“The AI Republic” (Yapay Zeka Cumhuriyeti) adlı bir kitap yazdınız. Eserinizdeki bir numaralı mesajınız neydi, anlatabilir misiniz?
Kitabın ana mesajı, yapay zekanın uygulama ve yaygınlaşmasının hem kamu hem özel sektör için; bu güçlü teknolojilere daha fazla oyuncunun ulaşması adına bir öncelik olması gerektiği. Çok uzun süredir bu güçlü teknolojiler sadece büyük teknoloji şirketlerinin ve devlerin kontrolü altında ve bu potansiyeli aslında onlara biz vermemiştik. Bu nedenle kitabı ve ana fikrini planlamaya başladığımızda, yapay zekadan yararlanmak isteyen ama bunu yapamayan bütün şirketler için bir umut mesajı vermek istedik. Böylelikle çalışmamızı, yapay zekayı giderek daha fazla kullanıcı için ulaşılabilir hale getirme fikrine adadık.
Yapay zeka sürdürülebilir ekonomiye katkıda bulunma konusunda şirketlere nasıl faydalı olabilir?
Yapay zeka, daha yüksek performans sağlamak için bir araç. İklim değişikliği ve çevreyi korumaya dönük çok sayıda yapay zeka uygulaması var. Daha sürdürülebilir hale gelebilecek sektörlerden örnek vermek gerekirse; yapay zeka tarımda güçlü tahminler yapmada, perakendede, hızlı tüketim ürünlerinde, hızlı modada kullanılabilir. Okurlarımıza verdiğimiz iyi örneklerden biri hassas tarım; burada sulama, toprak verimliliği ve su tüketiminin azaltılması konularını desteklemek üzere mevcut teknolojilerin bir kombinasyonu kullanılıyor. Bu örnekte, bir tür akıllı otomasyon, çevresel krizden kaynaklanabilecek dışsallıkları azaltarak iklim etkisini azaltmaya ve ekonomik fırsatlar sunmaya yardımcı olabilir.
Uzaktan öğrenme ve bunun arkasındaki teknolojilerdeki ilerlemelere rağmen, geleneksel yöntemlerin yüz yüze iletişimin etkisi, insan psikolojisine ve yaratıcılığa katkısı gibi artıları var. Uzaktan eğitimin bu eksikleri nasıl aşılabilir? Eğitim nasıl geliştirilebilir ve bir üst seviyeye çıkarılabilir?
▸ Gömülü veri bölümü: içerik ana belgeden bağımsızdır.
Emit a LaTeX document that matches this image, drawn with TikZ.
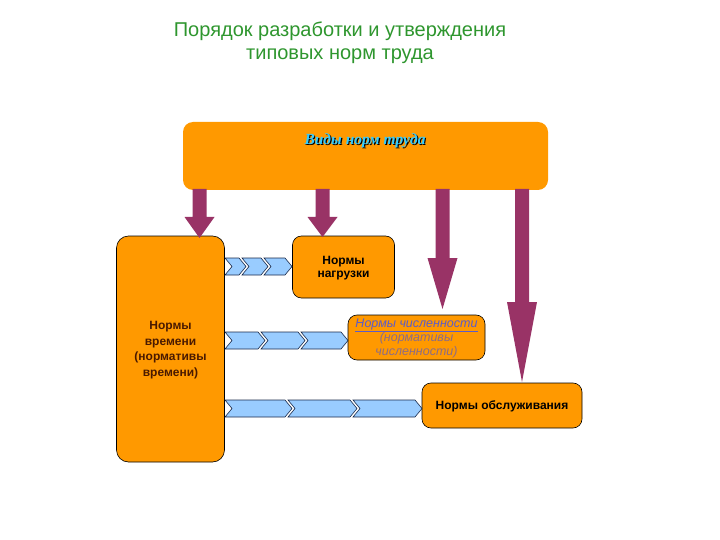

Eğitimin gerçek dünyada başarabildikleri ile yapay zeka gibi teknolojilerin pedagojik ihtiyaçlar ve dijitalleşme arasındaki boşluğu kapatmaya nasıl yardımcı olabileceği arasında bir seçim yapmak gerekli değil. Her iki yaklaşım da değer yaratıyor ve yapay zekanın eğitime entegrasyonu ile geliştirilebilir. Bu, daha yenilikçi ortamlarda öğrenmeye uygulanan teknolojiler için de aynı şekilde geçerli. Bugün pedagoji ve eğitim sanatının bazı yönlerinin gelişmesi ve yenilikçi fikirler üretmesi için ağır teknolojik desteğe ihtiyaç duymadığına dair açık kanıtlar var. Dolayısıyla ileriye giden en iyi yol, yenilikçi ortamı koruyup teşvik ederek düşük ve yüksek teknolojili ortamlar arasında bir denge kurmak.
- DOĞRU BİLİNEN YANLIŞLAR
– Birçok insan robotların egemenliği ele geçireceğini ve bir tür “karanlık ağa” gireceğimizi ya da yok olacağımızı düşünüyor. Hayır, böyle olmayacak. Bu gereksiz, temelsiz bir korku ve otomasyonun yükselişine pek de yardımcı olmayan çok sayıda mit ve önyargıya neden oldu.- Yapay zekanın birçok işi otomatik hale getireceği net bir şekilde gerçek bir risk ancak diğer sanayi devrimlerinde olduğu gibi bir dizi yeni fırsat doğacak.- Muhtemelen insanların ve makinelerin bir arada var olduğu bir ortak yaşam öngörmemiz mümkün.